Nucleus Professorship for Information Systems and Digital Innovation“These days, all major challenges have to do with digitalization.”
18 June 2021, by Christina Krätzig
Photo: Private
Prof. Dr. Jan Christoph Recker has joined Universität Hamburg as a nucleus professor. With its call for applications for these professorships, the University aims to advance the development of key research areas. The application calls for nucleus professorships (nucleus is Latin for “kernel”) are being advertised within the scope of the Excellence Strategy of the Federal and State Governments.
Mr. Recker, you’re an expert for digitalization, innovation, and entrepreneurship. Digitalization and sustainable business are two of your main areas of research. Which issues currently preoccupy you?
These days, all major challenges that society is facing have to do with digitalization. Whether it is the COVID-19 pandemic or the climate crisis, without IT there are no solutions. Many companies are currently trying to use IT to become more sustainable, for example. However, one by no means trivial matter must be taken into account: on the one hand, digitalization saves resources—when business trips are replaced by online meetings, for instance. On the other hand, however, power consumption increases due to the computer processes. Hardly anyone is aware of these dimensions. According to estimates, by 2030 IT will be responsible for one fifth of the world’s energy consumption. The situation is particularly acute when it comes to artificial intelligence. The life cycle assessment for the development of voice recognition assistants like Siri and Alexa is far worse than it is for a car over its entire service life, for instance. We must keep this in sight.
In which areas does digitalization lead to increased sustainability?
It is often the case that smart, sustainable solutions are actually only even possible thanks to digitalization. A good example here is the development of a circular economy, so circular value creation that moves away from the model of “develop new things, use them, then throw them away.” To enable devices to be used for longer and repaired or recycled instead of replaced, digital solutions are needed to track the life cycle of products and to also be able to set incentives for action—both for companies and end customers.
A great deal has already been achieved in this field and especially young entrepreneurs strive to pursue such approaches. Among other things, I supported a group that developed a digitally supported reusable packaging system for food delivery and takeaway services that proved a huge success.
You’re both an economist and a computer scientist. What exactly does your role involve?
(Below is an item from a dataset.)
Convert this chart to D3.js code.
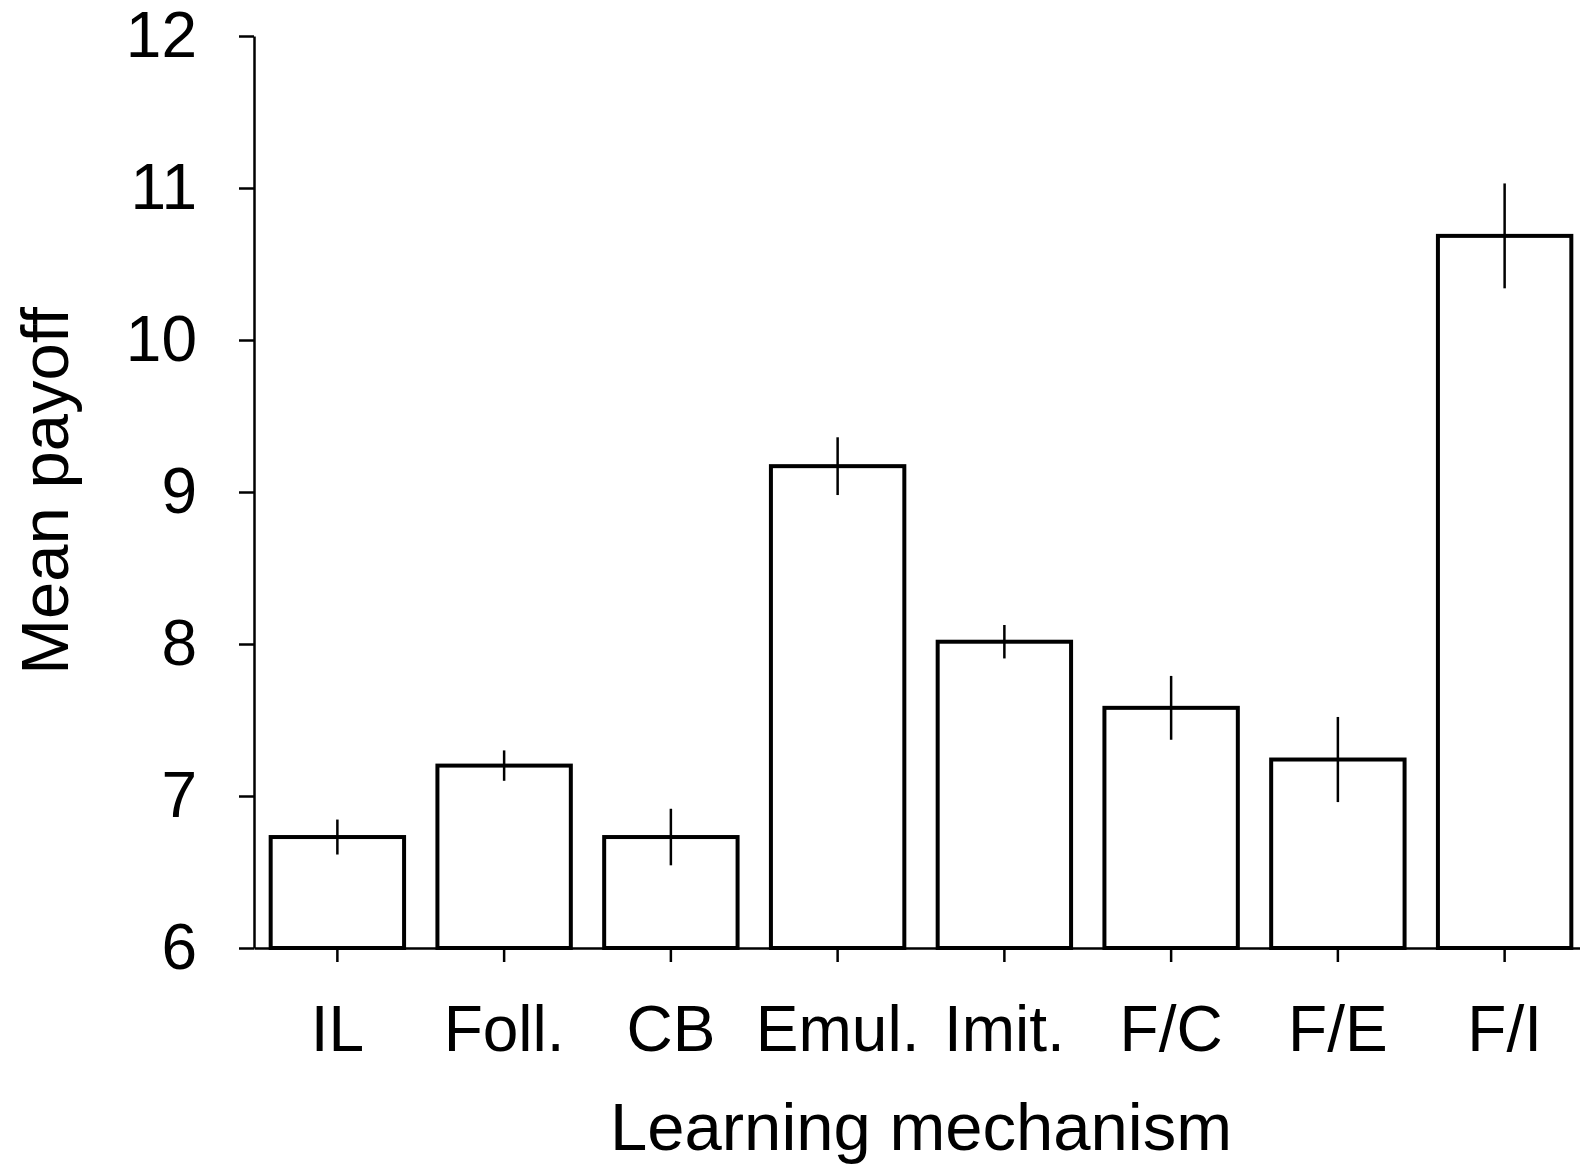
<!DOCTYPE html>
<html>
<head>
<meta charset="utf-8">
<script src="https://cdn.jsdelivr.net/npm/d3@7"></script>
<style>
  body { margin: 0; background: #fff; }
  svg { display: block; }
  text { font-family: "Liberation Sans", Arial, sans-serif; fill: #000; }
</style>
</head>
<body>
<div id="chart"></div>
<script>
var categories = ["IL", "Foll.", "CB", "Emul.", "Imit.", "F/C", "F/E", "F/I"];
var means = [6.73, 7.20, 6.73, 9.17, 8.015, 7.58, 7.24, 10.685];
var errors = [0.115, 0.10, 0.186, 0.19, 0.11, 0.21, 0.28, 0.345];
var yTicks = [6, 7, 8, 9, 10, 11, 12];

var width = 1580,
    height = 1164;

var x = d3.scaleBand()
    .domain(categories)
    .range([254, 1588])
    .paddingInner(0.2)
    .paddingOuter(0.1);

var y = d3.scaleLinear()
    .domain([6, 12])
    .range([948, 36]);

var svg = d3.select("#chart").append("svg")
    .attr("width", width)
    .attr("height", height);

// bars
svg.selectAll(".bar")
    .data(categories)
  .enter().append("rect")
    .attr("class", "bar")
    .attr("x", function(d) { return x(d); })
    .attr("y", function(d, i) { return y(means[i]); })
    .attr("width", x.bandwidth())
    .attr("height", function(d, i) { return y(6) - y(means[i]); })
    .attr("fill", "#fff")
    .attr("stroke", "#000")
    .attr("stroke-width", 4);

// error bars
svg.selectAll(".err")
    .data(categories)
  .enter().append("line")
    .attr("class", "err")
    .attr("x1", function(d) { return x(d) + x.bandwidth() / 2; })
    .attr("x2", function(d) { return x(d) + x.bandwidth() / 2; })
    .attr("y1", function(d, i) { return y(means[i] + errors[i]); })
    .attr("y2", function(d, i) { return y(means[i] - errors[i]); })
    .attr("stroke", "#000")
    .attr("stroke-width", 2.5);

var xAxis = d3.axisBottom(x).tickSize(14).tickSizeOuter(0).tickPadding(44);
var yAxis = d3.axisLeft(y).tickValues(yTicks).tickFormat(d3.format("d"))
    .tickSize(15).tickSizeOuter(0).tickPadding(42);

var gx = svg.append("g")
    .attr("transform", "translate(0," + y(6) + ")")
    .call(xAxis);

var gy = svg.append("g")
    .attr("transform", "translate(254,0)")
    .call(yAxis);

[gx, gy].forEach(function(g) {
  g.selectAll("path, line").attr("stroke", "#000").attr("stroke-width", 2.5);
  g.selectAll("text")
      .attr("font-family", "Liberation Sans, Arial, sans-serif")
      .attr("font-size", 64)
      .attr("fill", "#000");
});

gx.selectAll("text").attr("dy", "0.71em");

svg.append("text")
    .attr("x", 921)
    .attr("y", 1150)
    .attr("text-anchor", "middle")
    .attr("font-size", 67)
    .text("Learning mechanism");

svg.append("text")
    .attr("transform", "translate(68,491) rotate(-90)")
    .attr("text-anchor", "middle")
    .attr("font-size", 67)
    .text("Mean payoff");
</script>
</body>
</html>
Digitalization is usually deemed purely an IT concern. But only considering certain aspects of information technology is far too short-sighted. To find sound sustainable solutions, you need an interdisciplinary approach involving cooperation among researchers from a range of different fields. Economists have long had to concern themselves with IT—indeed, hardly a company can manage without it today. And since I have always taken an interdisciplinary approach in my work as a consequence, I see it as my job to identify the different issues and to bring researchers together accordingly.
Can you give us an example of such a cooperation?
Just take the current debate on the digitalization of schools. Having enough computers to use is of course an important prerequisite for the success of the homeschooling of school students. But this is just one step—and probably not even the most important one. Providing school students and schools with devices is not enough. For homeschooling to work, countless other aspects must also be considered. How can knowledge be imparted online, for example, or does the traditional allocation of time for lessons still make sense? How do learning processes that take place at home rather than at school look? When, how, and where do children experience optimal learning situations—and how can the potential new time allocations for digital teaching be implemented in a family-friendly and pedagogically effective manner? Such considerations can lead to very fundamental questions, for instance about performance evaluation systems. And computer scientists cannot answer such questions. Rather, sociologists and learning researchers must work together with computer scientists and countless others to find answers.
You’re not just the Professor for Information Systems and Digital Innovation at Universität Hamburg, but also a nucleus professor. What will be your approach for this role?
The nucleus professorships are intended to encourage the development of important research topics. For me, it is above all about linking the topic of “digitalization” with other existing or new issues being researched at the University. I am also committed to the bilateral knowledge exchange—from the university to society, but also from society back to the university. Which issues play a role in the Hamburg region and how can digitalization help with these? I would also like young entrepreneurs to receive greater support from the University and am therefore involved in the Transfer Committee as well as in the development and supervision of the Management Transfer Lab. The Faculty of Business Administration (Hamburg Business School) is setting up this lab to give students interested in innovation and in starting a company somewhere to go at the University to learn and apply the necessary expertise.